After lunch we drove to two areas with waste from tin/copper mines a short distance inland. There is a lot of ground like this in parts of W. Cornwall, much of it overgrown with Ulex and Calluna and supporting a limited bryoflora but one never knows what interesting plants might turn up. Halamanning was visited in the vain hope of refinding Cephaloziella massalongi. The much more extensive, bryologically unknown waste from Penberthy Crofts mine N. of St Hilary produced an assemblage of species fairly typical of this sort of terrain, which included Bryum pallens, Pohlia annotina, P. drummondii, Weissia controversa, Cephaloziella divaricata, C. stellulifera, Gymnocolea inflata and Lophozia bicrenata.

During the meeting thirty-six names were added to the 10 km square records as calculated from an annotated copy of the flora of Cornwall (Paton (1969) Trans. BBS 5, 669-756). It was disappointing that not all the species known from the sites we visited were seen but many of them were based on records dating back twenty years or longer. Certainly some species are now much more difficult to find and many more are much less abundant than they used to be, especially on The Lizard. Some may have been affected by natural changes in habitat but many of the pathside communities have been reduced or eliminated by the pressure of human feet. The deleterious effects of increased trampling is a widespread problem but it is especially acute in Cornwall where the coast is so accessible.
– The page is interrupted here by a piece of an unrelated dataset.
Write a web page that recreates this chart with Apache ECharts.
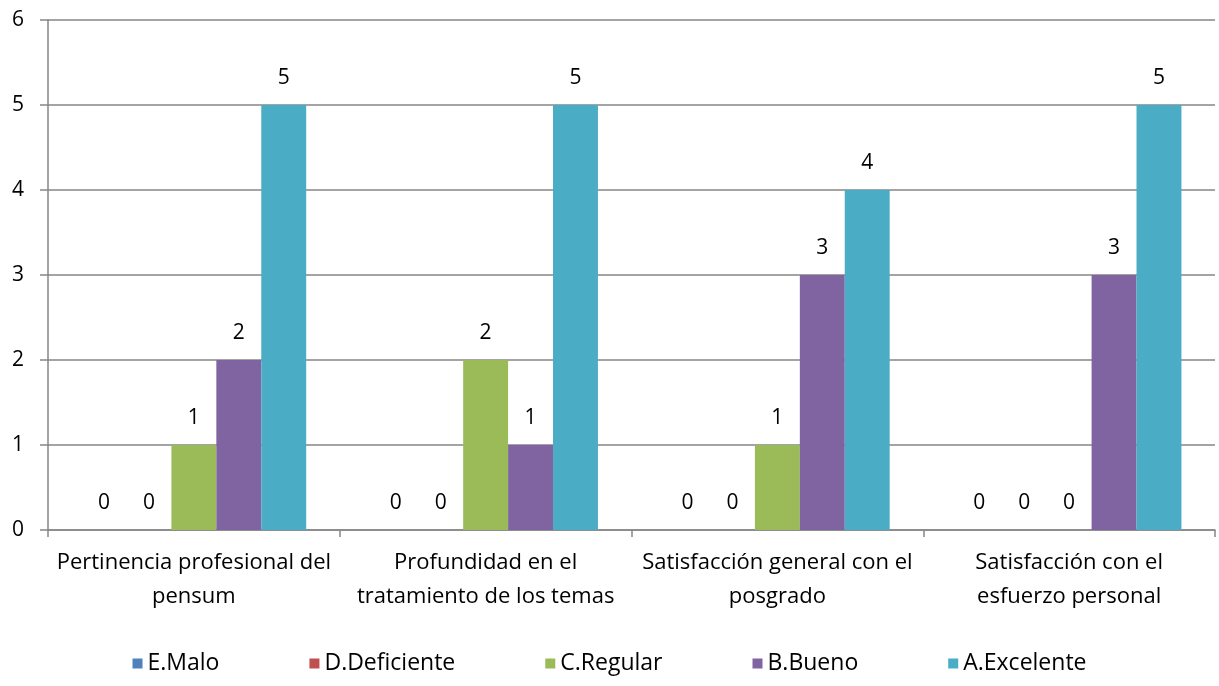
<!DOCTYPE html>
<html>
<head>
<meta charset="utf-8">
<script src="https://cdn.jsdelivr.net/npm/echarts@6/dist/echarts.min.js"></script>
<style>
html,body{margin:0;padding:0;background:#fff;}
#chart{width:1219px;height:686px;}
</style>
</head>
<body>
<div id="chart"></div>
<script>
const categories = [
  "Pertinencia profesional del\npensum",
  "Profundidad en el\ntratamiento de los temas",
  "Satisfacción general con el\nposgrado",
  "Satisfacción con el\nesfuerzo personal"
];
const seriesNames = ["E.Malo", "D.Deficiente", "C.Regular", "B.Bueno", "A.Excelente"];
const malo = [0, 0, 0, 0];
const deficiente = [0, 0, 0, 0];
const regular = [1, 2, 1, 0];
const bueno = [2, 1, 3, 3];
const excelente = [5, 5, 4, 5];
const colors = ["#4F81BD", "#C0504D", "#9BBB59", "#8064A2", "#4BACC6"];

const FONT = "Open Sans";
const values = [malo, deficiente, regular, bueno, excelente];

const chart = echarts.init(document.getElementById('chart'), null, {renderer: 'canvas'});
chart.setOption({
  animation: false,
  backgroundColor: '#ffffff',
  color: colors,
  textStyle: {fontFamily: FONT},
  grid: {left: 48, right: 4, top: 20, bottom: 156, containLabel: false},
  legend: {
    bottom: 6,
    left: 'center',
    itemWidth: 10,
    itemHeight: 10,
    itemGap: 90,
    icon: 'rect',
    textStyle: {fontFamily: FONT, fontSize: 23, color: '#000'},
    data: seriesNames
  },
  xAxis: {
    type: 'category',
    data: categories,
    axisLine: {lineStyle: {color: '#868686', width: 1.5}},
    axisTick: {show: true, alignWithLabel: false, length: 7, lineStyle: {color: '#868686', width: 1.5}},
    axisLabel: {fontFamily: FONT, fontSize: 22, color: '#000', lineHeight: 34, margin: 16, interval: 0}
  },
  yAxis: {
    type: 'value',
    min: 0, max: 6, interval: 1,
    axisLine: {show: true, lineStyle: {color: '#868686', width: 1.5}},
    axisTick: {show: true, length: 8, lineStyle: {color: '#868686', width: 1.5}},
    axisLabel: {fontFamily: FONT, fontSize: 21, color: '#000', margin: 24},
    splitLine: {show: true, lineStyle: {color: '#868686', width: 1.5}}
  },
  series: seriesNames.map((n, i) => ({
    name: n,
    type: 'bar',
    data: values[i],
    barGap: '0%',
    barCategoryGap: '23%',
    itemStyle: {color: colors[i]},
    label: {show: true, position: 'top', distance: 16, fontFamily: FONT, fontSize: 21, color: '#000'}
  }))
});
</script>
</body>
</html>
It was gratifying that so many people were prepared to travel so far for the meeting but they all saw at least one and in some cases many plants new to them. Sadly it was to be Richard Libbey’s last meeting but it was good that he was able to spend the week with us. It was much appreciated that, as requested most members restricted their collection to a minimum. I am grateful to car owners for providing transport, to those who assisted in the preparation of the programme, to landowners for their co-operation, to those who sent me lists of plants they had seen and/or wrote to say how much they had enjoyed the meeting. Thanks to all the participants, I enjoyed it too.